* [Aim of the task] Extract, in full, the lines below, beginning at the first and ending with the line that contains "-31.0, -30.3, -31.0, -29.3, -30.9, -31.7, -29.8, -30.7]". Pictures do not belong in the copy.

────────────────────────────────────────

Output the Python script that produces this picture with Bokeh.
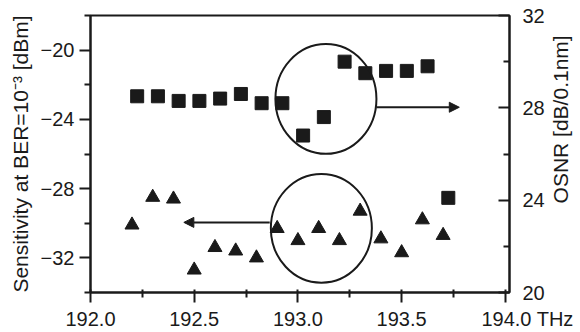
import math
from bokeh.plotting import figure
from bokeh.models import (Range1d, LinearAxis, FixedTicker, NumeralTickFormatter,
                          Arrow, NormalHead, Label)
from bokeh.embed import file_html
from bokeh.resources import INLINE

# ---- data ----
freq_sens = [192.2, 192.3, 192.4, 192.5, 192.6, 192.7, 192.8, 192.9,
             193.0, 193.1, 193.2, 193.3, 193.4, 193.5, 193.6, 193.7]
sensitivity = [-30.1, -28.5, -28.6, -32.7, -31.4, -31.6, -32.0, -30.3,
               -31.0, -30.3, -31.0, -29.3, -30.9, -31.7, -29.8, -30.7]

freq_osnr = [192.225, 192.325, 192.425, 192.525, 192.625, 192.725, 192.825, 192.925,
             193.025, 193.125, 193.225, 193.325, 193.425, 193.525, 193.625, 193.725]
osnr = [28.5, 28.5, 28.3, 28.3, 28.4, 28.6, 28.2, 28.2,
        26.8, 27.6, 30.0, 29.5, 29.6, 29.6, 29.8, 24.1]

x_ticks = [192.0, 192.5, 193.0, 193.5, 194.0]
x_minor = [192.25, 192.75, 193.25, 193.75]
left_ticks = [-32, -28, -24, -20]
left_minor = [-34, -30, -26, -22, -18]
right_ticks = [20, 24, 28, 32]
right_minor = [22, 26, 30]

# annotation geometry (data units, left axis)
ellipse_x = [193.135, 193.113]
ellipse_y = [-22.82, -30.29]
ellipse_w = [0.487, 0.487]
ellipse_h = [6.34, 6.28]

FONT = "Liberation Sans"
INK = "#1a1a1a"

p = figure(width=578, height=332, output_backend="svg", toolbar_location=None,
           x_range=Range1d(192.0, 194.02), y_range=Range1d(-34, -18),
           min_border_left=90, min_border_right=69, min_border_top=15,
           min_border_bottom=39, background_fill_color="white",
           border_fill_color="white")
p.extra_y_ranges = {"osnr": Range1d(20, 32)}
p.grid.visible = False
p.outline_line_color = INK
p.outline_line_width = 2
p.outline_line_alpha = 1

right = LinearAxis(y_range_name="osnr")
p.add_layout(right, "right")

xa = p.xaxis[0]
ya = p.yaxis[0]

for ax in (xa, ya, right):
    ax.axis_line_width = 2
    ax.axis_line_color = INK
    ax.major_tick_line_width = 2
    ax.minor_tick_line_width = 2
    ax.major_tick_line_color = INK
    ax.minor_tick_line_color = INK
    ax.major_label_text_font = FONT
    ax.major_label_text_font_size = "20px"
    ax.major_label_text_color = INK
    ax.axis_label_text_font = FONT
    ax.axis_label_text_font_size = "21px"
    ax.axis_label_text_font_style = "normal"
    ax.axis_label_text_color = INK

xa.ticker = FixedTicker(ticks=x_ticks, minor_ticks=x_minor)
xa.formatter = NumeralTickFormatter(format="0.0")
xa.major_label_overrides = {194.0: "\u00a0" * 8 + "194.0 THz"}
xa.major_tick_in = 3
xa.major_tick_out = 10
xa.minor_tick_in = 3
xa.minor_tick_out = 5
xa.major_label_standoff = 5

ya.ticker = FixedTicker(ticks=left_ticks, minor_ticks=left_minor)
ya.major_tick_in = 0
ya.major_tick_out = 11
ya.minor_tick_in = 0
ya.minor_tick_out = 6
ya.major_label_standoff = 5
ya.axis_label = "Sensitivity at BER=10\u207b\u00b3 [dBm]"
ya.axis_label_standoff = 6

right.ticker = FixedTicker(ticks=right_ticks, minor_ticks=right_minor)
right.major_tick_in = 11
right.major_tick_out = 0
right.minor_tick_in = 6
right.minor_tick_out = 0
right.major_label_standoff = 13

# right axis title, reading bottom-to-top as in the reference
p.add_layout(Label(x=194.02, y=-24.0, x_offset=51, text="OSNR [dB/0.1nm]",
                   angle=math.pi / 2, text_align="center", text_baseline="middle",
                   text_font=FONT, text_font_size="21px", text_color=INK),
             "right")

# data
p.scatter(freq_osnr, osnr, marker="square", size=13, color=INK, y_range_name="osnr")
p.scatter(freq_sens, sensitivity, marker="triangle", size=14, color=INK)

# circles and arrows
p.ellipse(x=ellipse_x, y=ellipse_y, width=ellipse_w, height=ellipse_h,
          fill_color=None, line_color=INK, line_width=2)
p.add_layout(Arrow(end=NormalHead(size=10, fill_color=INK, line_color=INK, line_width=1),
                   x_start=193.378, y_start=-23.3, x_end=193.778, y_end=-23.3,
                   line_width=2, line_color=INK))
p.add_layout(Arrow(end=NormalHead(size=10, fill_color=INK, line_color=INK, line_width=1),
                   x_start=192.864, y_start=-29.95, x_end=192.45, y_end=-29.95,
                   line_width=2, line_color=INK))

open("out.html", "w").write(file_html(p, INLINE))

────────────────────────────────────────

* [Exercise output]
Output the Python script that produces this picture with Bokeh.
import math
from bokeh.plotting import figure
from bokeh.models import (Range1d, LinearAxis, FixedTicker, NumeralTickFormatter,
                          Arrow, NormalHead, Label)
from bokeh.embed import file_html
from bokeh.resources import INLINE

# ---- data ----
freq_sens = [192.2, 192.3, 192.4, 192.5, 192.6, 192.7, 192.8, 192.9,
             193.0, 193.1, 193.2, 193.3, 193.4, 193.5, 193.6, 193.7]
sensitivity = [-30.1, -28.5, -28.6, -32.7, -31.4, -31.6, -32.0, -30.3,
               -31.0, -30.3, -31.0, -29.3, -30.9, -31.7, -29.8, -30.7]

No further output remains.